In reality, most of Argentina's deficit is simply the result of arbitrary accounting procedures and not a reflection of wastefulness. By privatizing the social security system in 1994, much in the fashion the Bush administration is now proposing in the United States, the Argentine government could no longer count social security payments as revenues and had to move them outside the budget.
Had Argentina not privatized social security at the urging of the I.M.F., it would actually have shown a budget surplus in recent years. Indeed, according to another study published by the Center for Economic and Policy Research early this year, government spending in Argentina has remained remarkably steady, at about 19 percent of G.D.P. throughout the 1990's.

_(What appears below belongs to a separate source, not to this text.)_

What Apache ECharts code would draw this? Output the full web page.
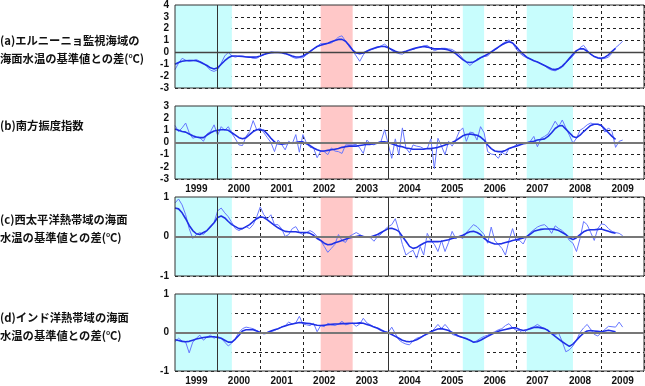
<!DOCTYPE html>
<html><head><meta charset="utf-8">
<script src="https://cdn.jsdelivr.net/npm/echarts@6/dist/echarts.min.js"></script>
<style>html,body{margin:0;padding:0;background:#fff}#c{width:645px;height:386px}</style>
</head><body><div id="c"></div>
<script>
// x = month index from Jan 1999 (0) ; axis spans 1999-01 .. 2010-01
const years = ['1999','2000','2001','2002','2003','2004','2005','2006','2007','2008','2009'];
const titlesA = ['(a)エルニーニョ監視海域の','海面水温の基準値との差(℃)'];
const titlesB = ['(b)南方振度指数'];
const titlesC = ['(c)西太平洋熱帯域の海面','水温の基準値との差(℃)'];
const titlesD = ['(d)インド洋熱帯域の海面','水温の基準値との差(℃)'];
// shaded periods [startMonth, endMonth]
const laNina = [[0,16],[81,87],[99,112]];
const elNino = [[41,50]];

const ninoMonthly = [-1.45,-0.9,-0.5,-0.65,-0.75,-0.7,-0.6,-0.75,-0.9,-1.2,-1.5,-1.6,
-1.45,-0.9,-0.3,0.0,-0.3,-0.4,-0.3,-0.3,-0.35,-0.4,-0.5,-0.5,
-0.3,-0.2,-0.05,0.05,0.0,0.0,0.0,-0.05,-0.2,-0.4,-0.5,-0.45,
-0.45,-0.2,0.0,0.3,0.5,0.75,0.7,0.75,0.8,1.0,1.3,1.4,
0.95,0.5,0.15,-0.3,-0.75,-0.2,0.15,0.2,0.3,0.4,0.55,0.7,
0.45,0.15,0.0,-0.1,-0.15,0.05,0.2,0.25,0.35,0.45,0.55,0.6,
0.35,0.15,0.25,0.35,0.35,0.3,0.25,0.05,-0.15,-0.5,-0.85,-1.1,
-0.85,-0.55,-0.45,-0.35,-0.3,0.0,0.2,0.4,0.7,0.9,1.05,0.8,
0.3,-0.05,-0.3,-0.45,-0.55,-0.7,-0.8,-0.95,-1.1,-1.35,-1.5,-1.55,
-1.4,-1.25,-0.9,-0.6,-0.3,0.1,0.4,0.6,0.2,-0.15,-0.35,-0.5,
-0.55,-0.5,-0.4,-0.05,0.4,0.65,0.95];
const ninoSmooth = [-1.0,-0.85,-0.75,-0.7,-0.68,-0.68,-0.7,-0.8,-0.95,-1.1,-1.3,-1.4,
-1.3,-1.0,-0.7,-0.45,-0.3,-0.3,-0.32,-0.35,-0.38,-0.4,-0.4,-0.38,
-0.3,-0.18,-0.08,-0.02,0.0,0.0,-0.03,-0.1,-0.2,-0.3,-0.38,-0.38,
-0.3,-0.12,0.08,0.3,0.5,0.6,0.7,0.78,0.9,1.0,1.1,1.1,
0.95,0.6,0.2,-0.05,-0.1,-0.05,0.1,0.25,0.35,0.45,0.5,0.5,
0.4,0.25,0.1,0.0,0.02,0.1,0.2,0.3,0.4,0.45,0.5,0.45,
0.38,0.3,0.3,0.3,0.28,0.2,0.08,-0.1,-0.35,-0.6,-0.8,-0.85,
-0.8,-0.65,-0.45,-0.3,-0.15,0.05,0.25,0.45,0.65,0.8,0.9,0.8,
0.5,0.15,-0.15,-0.4,-0.55,-0.7,-0.8,-0.95,-1.1,-1.25,-1.4,-1.45,
-1.35,-1.15,-0.85,-0.5,-0.15,0.15,0.3,0.3,0.1,-0.15,-0.35,-0.45,
-0.5,-0.4,-0.2,0.1,0.35];

const soiMonthly = [1.4,0.9,1.2,1.6,0.8,0.35,0.45,0.4,0.1,0.7,0.9,1.45,
0.6,1.3,1.0,1.3,0.75,0.3,-0.2,-0.25,0.5,0.9,1.8,1.05,
1.2,0.8,0.4,0.0,-0.75,0.2,-0.15,-0.6,0.1,-0.1,0.65,-0.8,
0.65,-0.05,-0.4,-0.45,-1.25,-0.7,-0.75,-1.0,-0.45,-0.7,-0.75,-0.9,
-0.2,-0.2,-0.2,-0.15,-0.45,-0.9,0.2,-0.1,-0.2,0.0,0.1,1.05,
-0.1,-1.3,0.3,-1.0,1.2,-0.45,-0.85,-0.2,-0.3,-0.35,-0.5,-0.5,
0.3,-2.15,0.35,-0.3,-1.0,0.1,-0.3,0.2,0.9,1.2,0.1,0.85,
0.8,0.2,1.3,0.8,-0.75,-0.95,-1.0,-1.3,-0.8,-1.0,-0.5,-0.4,
-0.2,-0.2,-0.1,0.0,0.1,0.5,-0.35,0.35,0.5,0.7,1.2,1.75,
1.3,1.85,1.2,0.6,-0.05,0.35,1.0,1.2,1.45,1.6,1.5,1.5,
1.45,0.85,1.2,0.9,-0.4,0.1,0.2];
const soiSmooth = [1.1,1.0,0.9,0.85,0.7,0.55,0.45,0.4,0.4,0.6,0.8,0.95,
1.0,1.05,1.05,1.0,0.8,0.6,0.4,0.3,0.4,0.65,0.9,1.05,
1.05,1.0,0.7,0.35,0.05,-0.1,-0.15,-0.1,-0.05,-0.05,0.0,0.05,
0.05,-0.1,-0.25,-0.45,-0.6,-0.7,-0.7,-0.65,-0.6,-0.55,-0.5,-0.4,
-0.35,-0.3,-0.3,-0.3,-0.25,-0.2,-0.15,-0.15,-0.1,-0.05,0.05,0.05,
0.0,-0.1,-0.2,-0.3,-0.35,-0.45,-0.5,-0.55,-0.55,-0.55,-0.55,-0.5,
-0.5,-0.45,-0.4,-0.3,-0.2,-0.1,0.0,0.15,0.35,0.55,0.65,0.7,
0.65,0.6,0.45,0.2,-0.2,-0.5,-0.7,-0.75,-0.75,-0.65,-0.5,-0.4,
-0.3,-0.2,-0.1,-0.05,0.05,0.1,0.2,0.25,0.3,0.5,0.8,1.15,
1.35,1.4,1.1,0.8,0.5,0.4,0.6,0.9,1.15,1.4,1.5,1.5,
1.4,1.1,0.8,0.5,0.25];

const wpMonthly = [0.85,0.95,0.8,0.55,0.2,-0.05,0.05,0.1,0.05,0.15,0.25,0.35,
0.65,0.72,0.6,0.5,0.35,0.2,0.15,0.2,0.25,0.2,0.3,0.5,
0.75,0.55,0.45,0.55,0.3,0.3,0.2,0.0,0.05,0.2,0.25,0.1,
0.05,0.1,0.15,0.1,0.0,-0.1,-0.25,-0.4,-0.3,-0.2,0.05,-0.1,
-0.15,0.0,0.05,0.1,0.05,0.0,-0.02,-0.03,-0.12,0.0,0.06,0.17,
0.25,0.3,0.45,0.15,-0.2,-0.47,-0.4,-0.35,-0.55,-0.25,-0.47,0.08,
-0.1,-0.2,-0.38,-0.1,-0.38,-0.15,0.13,-0.05,0.0,-0.05,0.1,0.2,
0.3,0.25,0.15,0.05,-0.17,0.24,-0.1,-0.2,-0.3,-0.47,-0.1,0.2,
-0.1,-0.1,-0.19,0.0,0.1,0.17,0.24,0.28,0.3,0.22,0.08,0.27,
0.2,0.15,0.05,-0.1,-0.17,-0.38,-0.05,0.38,0.3,0.1,-0.1,0.2,
0.32,0.3,0.2,0.13,0.1,0.08,0.02];
const wpSmooth = [0.72,0.7,0.6,0.45,0.28,0.15,0.07,0.05,0.1,0.15,0.25,0.35,
0.48,0.52,0.47,0.38,0.3,0.25,0.2,0.2,0.25,0.3,0.38,0.45,
0.5,0.48,0.42,0.35,0.28,0.22,0.17,0.13,0.12,0.12,0.12,0.1,
0.1,0.1,0.08,0.03,-0.05,-0.1,-0.17,-0.21,-0.2,-0.16,-0.13,-0.1,
-0.07,-0.04,-0.02,0.0,0.02,0.0,-0.02,-0.01,0.02,0.05,0.1,0.15,
0.2,0.21,0.18,0.13,0.0,-0.12,-0.25,-0.3,-0.28,-0.22,-0.17,-0.13,
-0.13,-0.13,-0.13,-0.12,-0.1,-0.08,-0.05,-0.03,0.0,0.03,0.08,0.12,
0.13,0.1,0.05,-0.05,-0.12,-0.16,-0.19,-0.19,-0.18,-0.15,-0.13,-0.1,
-0.08,-0.06,-0.04,0.0,0.06,0.13,0.16,0.18,0.19,0.19,0.19,0.18,
0.15,0.1,0.05,-0.03,-0.08,-0.03,0.05,0.12,0.16,0.17,0.17,0.18,
0.19,0.16,0.13,0.1,0.08];

const ioMonthly = [-0.24,-0.15,-0.22,-0.25,-0.53,-0.25,-0.15,-0.07,-0.2,-0.12,-0.07,-0.15,
-0.1,-0.15,-0.25,-0.35,-0.27,-0.15,0.0,0.1,0.14,0.12,0.1,0.05,
0.0,-0.04,-0.02,0.02,0.05,0.1,0.14,0.18,0.27,0.22,0.25,0.42,
0.22,0.2,0.18,0.24,0.02,0.18,0.15,0.24,0.2,0.18,0.22,0.29,
0.2,0.22,0.24,0.16,0.22,0.37,0.25,0.2,0.15,0.12,0.08,0.03,
0.0,0.14,-0.03,-0.19,-0.26,-0.3,-0.32,-0.22,-0.15,-0.12,-0.08,-0.05,
0.0,0.1,0.21,0.1,0.21,0.1,-0.05,-0.08,-0.11,-0.13,-0.15,-0.2,
-0.26,-0.21,-0.15,-0.1,-0.07,-0.02,0.02,0.07,0.1,0.18,0.23,0.12,
0.06,0.05,-0.03,0.06,0.12,0.15,0.21,0.15,0.1,0.06,-0.03,-0.05,
-0.02,-0.24,-0.5,-0.45,-0.35,-0.2,0.0,0.12,0.21,0.08,-0.05,-0.09,
0.0,0.08,0.16,0.15,0.14,0.27,0.14];
const ioSmooth = [-0.19,-0.21,-0.23,-0.24,-0.23,-0.2,-0.17,-0.15,-0.13,-0.12,-0.11,-0.11,
-0.13,-0.15,-0.2,-0.25,-0.25,-0.17,-0.07,0.04,0.07,0.07,0.07,0.04,
0.0,-0.01,0.0,0.04,0.07,0.1,0.14,0.17,0.2,0.22,0.24,0.26,
0.25,0.24,0.23,0.21,0.19,0.18,0.19,0.2,0.21,0.22,0.22,0.23,
0.23,0.24,0.24,0.24,0.25,0.24,0.21,0.18,0.14,0.11,0.06,0.02,
-0.01,-0.05,-0.1,-0.15,-0.2,-0.23,-0.24,-0.22,-0.19,-0.14,-0.08,-0.03,
0.02,0.06,0.09,0.1,0.08,0.05,0.0,-0.05,-0.1,-0.13,-0.16,-0.2,
-0.25,-0.24,-0.2,-0.15,-0.1,-0.05,-0.01,0.03,0.06,0.08,0.1,0.12,
0.12,0.08,0.05,0.07,0.1,0.13,0.14,0.12,0.1,0.05,-0.03,-0.1,
-0.17,-0.24,-0.3,-0.36,-0.3,-0.2,-0.1,-0.02,0.04,0.05,0.04,0.03,
0.02,0.04,0.06,0.04,0.02];

const panels = [
  {titles: titlesA, thin: ninoMonthly, thick: ninoSmooth, min:-3, max:4, step:1, top:3, height:85, yearLabels:false, titleY:43},
  {titles: titlesB, thin: soiMonthly, thick: soiSmooth, min:-3, max:3, step:1, top:106, height:73, yearLabels:true, titleY:128},
  {titles: titlesC, thin: wpMonthly, thick: wpSmooth, min:-1, max:1, step:0.5, top:197, height:79, yearLabels:false, titleY:222},
  {titles: titlesD, thin: ioMonthly, thick: ioSmooth, min:-1, max:1, step:0.5, top:294, height:80, yearLabels:true, titleY:320}
];

const chart = echarts.init(document.getElementById('c'), null, {renderer:'canvas'});
const grid=[], xAxis=[], yAxis=[], series=[], graphic=[];
const dash = {type:[3,3], color:'#222', width:1};
panels.forEach((p,i)=>{
  grid.push({left:175, width:469, top:p.top, height:p.height, show:true, borderColor:'#333', borderWidth:1, backgroundColor:'transparent', z:5});
  const xi = xAxis.length;
  xAxis.push({type:'value', gridIndex:i, min:0, max:132, interval:12,
    axisLine:{show:false}, axisTick:{show:false}, axisLabel:{show:false},
    splitLine:{show:true, lineStyle:dash}, z:1});
  const yi = yAxis.length;
  yAxis.push({type:'value', gridIndex:i, min:p.min, max:p.max, interval:p.step,
    axisLine:{show:false}, axisTick:{show:false},
    axisLabel:{margin:6, color:'#111', fontSize:10, fontWeight:'bold', fontFamily:'Liberation Sans, Arial',
      formatter:v=> (Math.abs(v-Math.round(v))<1e-9 ? String(Math.round(v)) : '')},
    splitLine:{show:true, lineStyle:dash}, z:1});
  if(p.yearLabels){
    xAxis.push({type:'category', gridIndex:i, data:years, boundaryGap:true, position:'bottom',
      axisLine:{show:false}, axisTick:{show:false}, splitLine:{show:false},
      axisLabel:{margin:5, color:'#111', fontSize:10, fontWeight:'bold', fontFamily:'Liberation Sans, Arial'}});
  }
  const shade = [];
  laNina.forEach(r=>shade.push([{xAxis:r[0], itemStyle:{color:'#c8fdfd'}},{xAxis:r[1]}]));
  elNino.forEach(r=>shade.push([{xAxis:r[0], itemStyle:{color:'#ffc8c8'}},{xAxis:r[1]}]));
  series.push({type:'line', xAxisIndex:xi, yAxisIndex:yi, data:[], z:0, silent:true,
    markArea:{silent:true, data:shade}});
  series.push({type:'line', xAxisIndex:xi, yAxisIndex:yi, z:2, silent:true, symbol:'none',
    data:[], markLine:{silent:true, symbol:'none', label:{show:false},
      data:[{xAxis:12, lineStyle:{color:'#333', width:1, type:'solid'}},
            {xAxis:60, lineStyle:{color:'#333', width:1, type:'solid'}},
            {yAxis:0, lineStyle:{color: i===0 ? '#444' : '#777', width: i===0 ? 1.3 : 2, type:'solid'}}]}});
  series.push({type:'line', xAxisIndex:xi, yAxisIndex:yi, z:3, symbol:'none', silent:true,
    lineStyle:{color:'#6676ff', width:1}, data:p.thin.map((v,k)=>[k,v])});
  series.push({type:'line', xAxisIndex:xi, yAxisIndex:yi, z:4, symbol:'none', silent:true,
    lineStyle:{color:'#1f30e6', width:1.6}, data:p.thick.map((v,k)=>[k,v])});
  p.titles.forEach((t,k)=>{
    graphic.push({type:'text', left:0, top: p.titleY - 8 + k*18,
      style:{text:t, fill:'#111', font:'bold 11.3px "Noto Sans CJK JP", sans-serif'}});
  });
});
chart.setOption({animation:false, grid, xAxis, yAxis, series, graphic});
</script></body></html>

THE numbers were artificially distorted by the privatization," said Joseph E. Stiglitz, the author of "Globalization and its Discontents" and a winner of the Nobel Prize in economic science. "They did make enormous amounts of expenditure cuts in a real sense, and that is one of the factors contributing to the downturn."
José Ignacio de Mendiguren, a former minister of production and president of the Argentine Industrial Union, agrees. Not only was "the reform of the social security system the principal factor responsible for the fiscal imbalance," he said in an interview here, but "the state ended up having to turn to the private pension funds to finance the deficit caused by the very creation of that system."
Unlike economists, the Bush administration remains unwilling to adjust its initial analysis. Administration officials like Otto J. Reich, the assistant secretary of state for Western Hemisphere affairs, continue to argue that the problem is Argentina itself, not the policies that have been imposed on it.
"You shouldn't take Argentina as the failure of a particular model," Mr. Reich said during a news conference here last month. The real problem, in his view, is that "in some countries those policies were implemented properly and in others they were not." He offered, in contrast, El Salvador, which is heavily dependent on remittances from citizens living in the United States.
Even more than the Bush administration, the I.M.F. has much at stake here, especially now that Brazil has been loaned an additional $30 billion and the banking system in neighboring Uruguay is teetering. But Dr. Stiglitz, who was chief economist for the World Bank in the late 1990's, sees few signs of flexibility or creativity in the I.M.F.'s decision to send a team of four "wise men," all from central banks, to advise Argentina.
"Central bankers would like to claim that inflation is the most important thing for promoting economic growth," he said. "But there is absolutely no evidence of that," and in any case, Argentina is struggling with deflation, "which we recognize as being every bit as bad as inflation and maybe even worse."
So why does Washington continue to tell Argentina to make even more budget cuts instead of unleashing the spending and investment that could stimulate growth? Many here believe that the arbiters of the global economy want to punish Argentina so that other countries won't be tempted to default on their debts, and George Soros, who made billions of dollars playing the markets but is another with second thoughts about what is happening here, seems to agree. "Sovereign states do not provide any tangible security," he wrote recently. "The only security the lender has is the pain that the borrower will suffer if it defaults. That is why the private sector has been so strenuously opposed to any measure that would reduce the pain" of the 37 million people here who continue to find themselves held hostage to an experiment in economic orthodoxy.